Pub Date: May 7th, 2013
ISBN: 978-1-4197-0520-5
Publisher: Abrams

The tale of a young pup whose good deeds only appear naughty falls flat due to the repeated use of judgmental phrases in speech bubbles.

In four brief chapters, young readers meet Sam, an exuberant, somewhat impulsive pup whose heart is in the right place. While he does run amok through the grown-ups’ activities (“Bad boy!”) on the way to finding a friend’s lost hat (“Good boy!”), he is very careful not to make the same mistakes upon his return, though the adults don’t notice.
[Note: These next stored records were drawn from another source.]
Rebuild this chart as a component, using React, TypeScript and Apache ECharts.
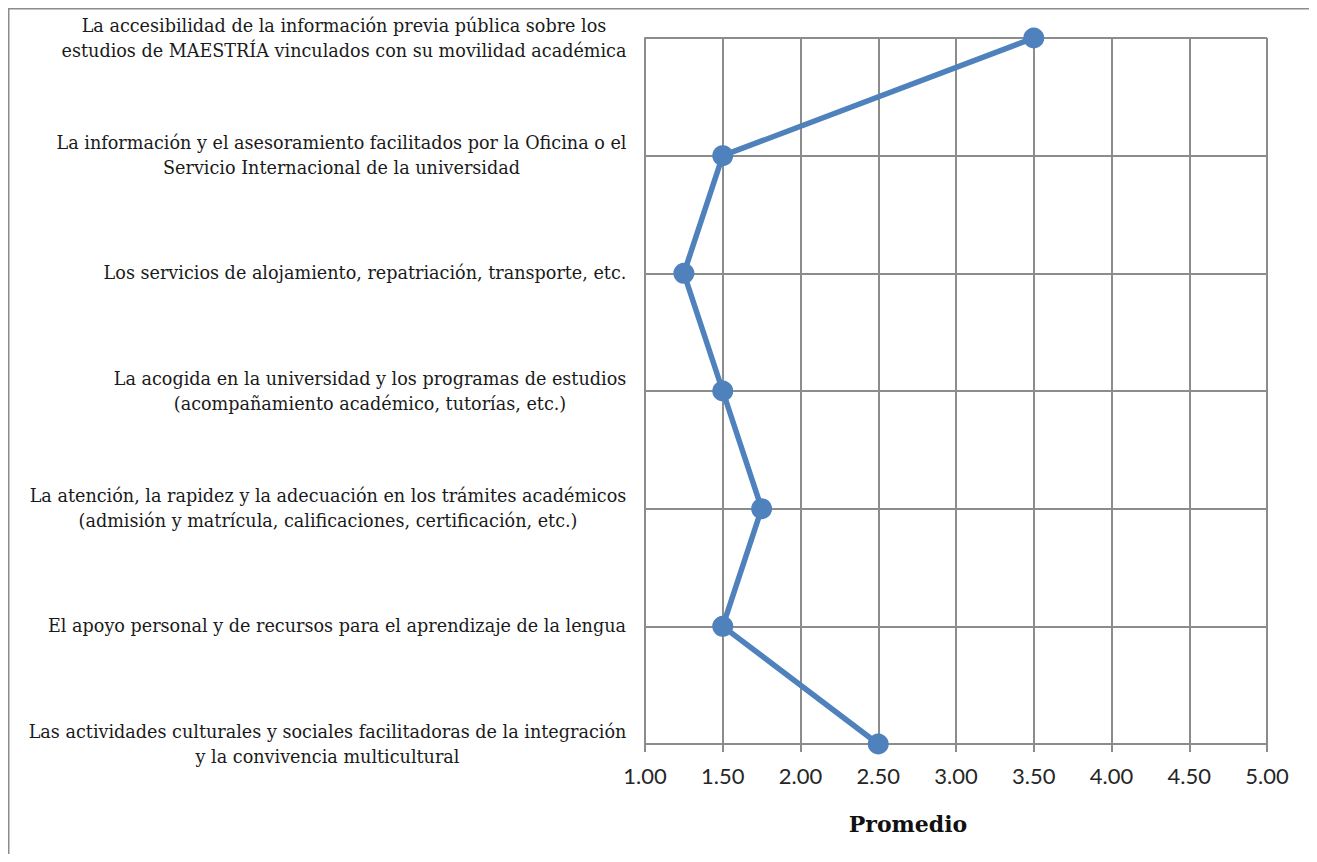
import React, { useEffect, useRef } from "react";
import * as echarts from "echarts";

// Survey items (top to bottom) and their mean scores
const items: string[] = [
  "La accesibilidad de la información previa pública sobre los\nestudios de MAESTRÍA vinculados con su movilidad académica",
  "La información y el asesoramiento facilitados por la Oficina o el\nServicio Internacional de la universidad",
  "Los servicios de alojamiento, repatriación, transporte, etc.",
  "La acogida en la universidad y los programas de estudios\n(acompañamiento académico, tutorías, etc.)",
  "La atención, la rapidez y la adecuación en los trámites académicos\n(admisión y matrícula, calificaciones, certificación, etc.)",
  "El apoyo personal y de recursos para el aprendizaje de la lengua",
  "Las actividades culturales y sociales facilitadoras de la integración\ny la convivencia multicultural",
];
const promedio: number[] = [3.5, 1.5, 1.25, 1.5, 1.75, 1.5, 2.5];
const axisMin = 1;
const axisMax = 5;
const axisStep = 0.5;
const axisTitle = "Promedio";

const LABEL_FONT = "DejaVu Serif";
const LABEL_SIZE = 17.6;
const GRID_COLOR = "#8c8c8c";
const LINE_COLOR = "#4f81bd";

function measureBlockWidths(texts: string[]): number[] {
  const canvas = document.createElement("canvas");
  const ctx = canvas.getContext("2d");
  if (!ctx) return texts.map(() => 0);
  ctx.font = `${LABEL_SIZE}px "${LABEL_FONT}"`;
  return texts.map((t) =>
    Math.ceil(Math.max(...t.split("\n").map((l) => ctx.measureText(l).width))) + 1
  );
}

export default function App() {
  const ref = useRef<HTMLDivElement>(null);

  useEffect(() => {
    if (!ref.current) return;
    const chart = echarts.init(ref.current, undefined, { renderer: "svg" });

    // each label block is right-aligned to the axis, its lines centred within the block
    const widths = measureBlockWidths(items);
    const rich: Record<string, any> = {};
    widths.forEach((w, i) => {
      rich["c" + i] = {
        width: w,
        align: "center",
        fontFamily: LABEL_FONT,
        fontSize: LABEL_SIZE,
        lineHeight: 25,
        color: "#1a1a1a",
      };
    });

    chart.setOption({
      animation: false,
      backgroundColor: "#ffffff",
      grid: { left: 637, top: 30, width: 622, height: 706 },
      xAxis: {
        type: "value",
        min: axisMin,
        max: axisMax,
        interval: axisStep,
        axisLine: { show: true, lineStyle: { color: GRID_COLOR, width: 2 } },
        axisTick: { show: true, length: 8, lineStyle: { color: GRID_COLOR, width: 2 } },
        splitLine: { show: true, lineStyle: { color: GRID_COLOR, width: 2 } },
        axisLabel: {
          formatter: (v: number) => v.toFixed(2),
          fontFamily: "Lato",
          fontSize: 22,
          color: "#262626",
          margin: 20,
        },
      },
      yAxis: {
        type: "category",
        data: items,
        inverse: true,
        boundaryGap: false,
        axisLine: { show: true, lineStyle: { color: GRID_COLOR, width: 2 } },
        axisTick: { show: false },
        splitLine: { show: true, lineStyle: { color: GRID_COLOR, width: 2 } },
        axisLabel: {
          margin: 18,
          align: "right",
          interval: 0,
          formatter: (v: string, i: number) =>
            v
              .split("\n")
              .map((l) => `{c${i}|${l}}`)
              .join("\n"),
          rich,
        },
      },
      series: [
        {
          type: "line",
          data: promedio,
          symbol: "circle",
          symbolSize: 21,
          lineStyle: { color: LINE_COLOR, width: 5.5 },
          itemStyle: { color: LINE_COLOR },
        },
      ],
      graphic: [
        {
          type: "line",
          shape: { x1: 0, y1: 0.75, x2: 1309, y2: 0.75 },
          style: { stroke: GRID_COLOR, lineWidth: 1.5 },
        },
        {
          type: "line",
          shape: { x1: 0.75, y1: 0, x2: 0.75, y2: 846 },
          style: { stroke: GRID_COLOR, lineWidth: 1.5 },
        },
        {
          type: "text",
          x: 900,
          y: 816,
          style: {
            text: axisTitle,
            fontFamily: LABEL_FONT,
            fontWeight: "bold",
            fontSize: 22,
            fill: "#111111",
            align: "center",
            verticalAlign: "middle",
          },
        },
      ],
    });

    return () => chart.dispose();
  }, []);

  return <div ref={ref} style={{ width: 1309, height: 846 }} />;
}
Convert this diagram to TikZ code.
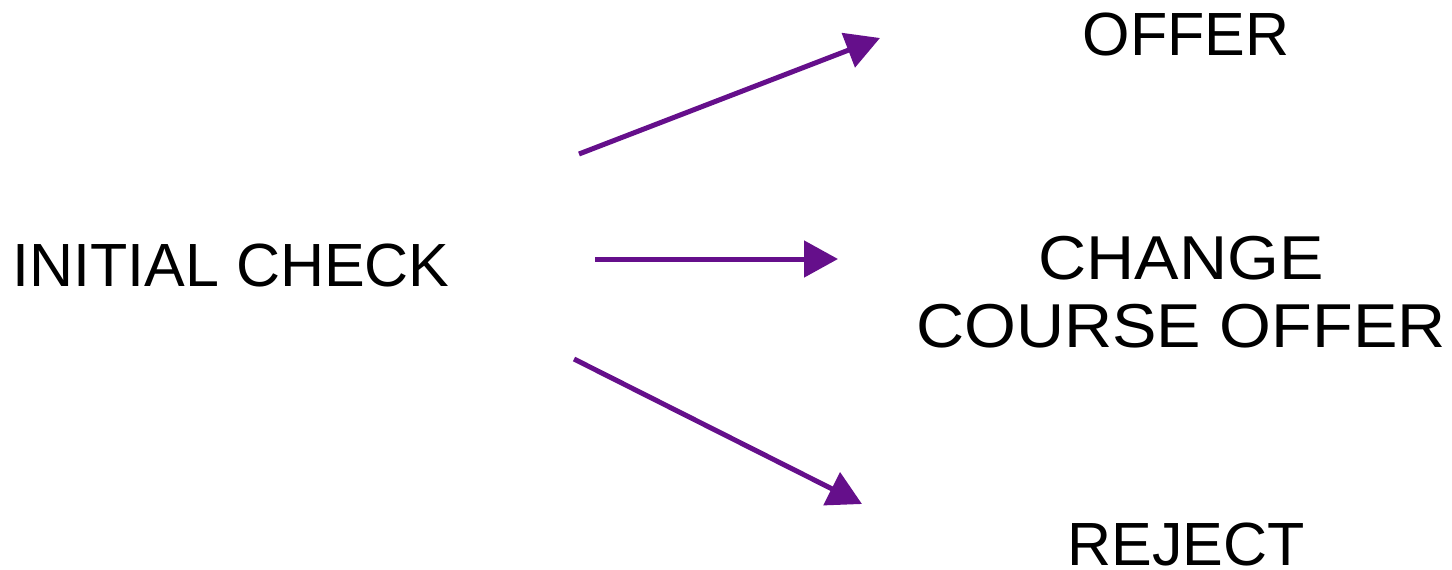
\documentclass[tikz,border=0pt]{standalone}
\usepackage{fontspec}
\setmainfont{Liberation Sans}
\newfontfamily\widesans[FakeStretch=1.075]{Liberation Sans}
\usetikzlibrary{arrows.meta}
\definecolor{arrowpurple}{HTML}{650F8B}
\tikzset{
  label text/.style={font=\fontsize{61}{68}\selectfont, inner sep=0pt, anchor=base, align=center},
  flow/.style={draw=arrowpurple, line width=5pt, -{Triangle[length=34pt,width=36pt]}, arrowpurple}
}
\begin{document}
\begin{tikzpicture}[x=1pt,y=-1pt]
\useasboundingbox (0,0) rectangle (1452,570);
\node[label text] (init) at (231,286) {INITIAL CHECK};
\node[label text] (offer) at (1186,55) {OFFER};
\node[label text, font=\widesans\fontsize{62}{68}\selectfont] (change) at (1181,347) {CHANGE\\COURSE OFFER};
\node[label text] (reject) at (1186,565) {REJECT};
\coordinate (s1) at (579,154);
\coordinate (e1) at (880,38);
\coordinate (s2) at (595,259);
\coordinate (e2) at (838,259);
\coordinate (s3) at (574,359);
\coordinate (e3) at (862,504);
\draw[flow] (s1) -- (e1);
\draw[flow] (s2) -- (e2);
\draw[flow] (s3) -- (e3);
\end{tikzpicture}
\end{document}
When banned-from-cooking Sam helps blind-without-his-glasses Grandpa with his midnight snack, the large cartoon panels show Mama’s progression from anger to understanding. Some quite accidental mishaps at school provoke his teacher to call him a “Bad boy!” and send him to the corner, where he purposefully starts trouble and, confusingly, is dubbed a creative “Good boy!” In the final chapter, Sam slips out unseen during a storm; his frantic relatives find him sheltering a fallen baby bird. Watercolor, gouache and pen illustrations show anthropomorphized dogs whose expressions speak volumes, especially the angry and fearful ones. Unlike Chorao’s Kate (Up and Down with Kate, 2001), Sam doesn’t face everyday situations, so readers may find it difficult to relate…unless they often hear the titular phrases. What is most worrisome is that even when the grown-ups seem to recognize that Sam is trying his best to do the right thing, they don’t see that he learns from his mistakes and is a good boy indeed.

Readers will be left saying, “Poor Sam,” after this one.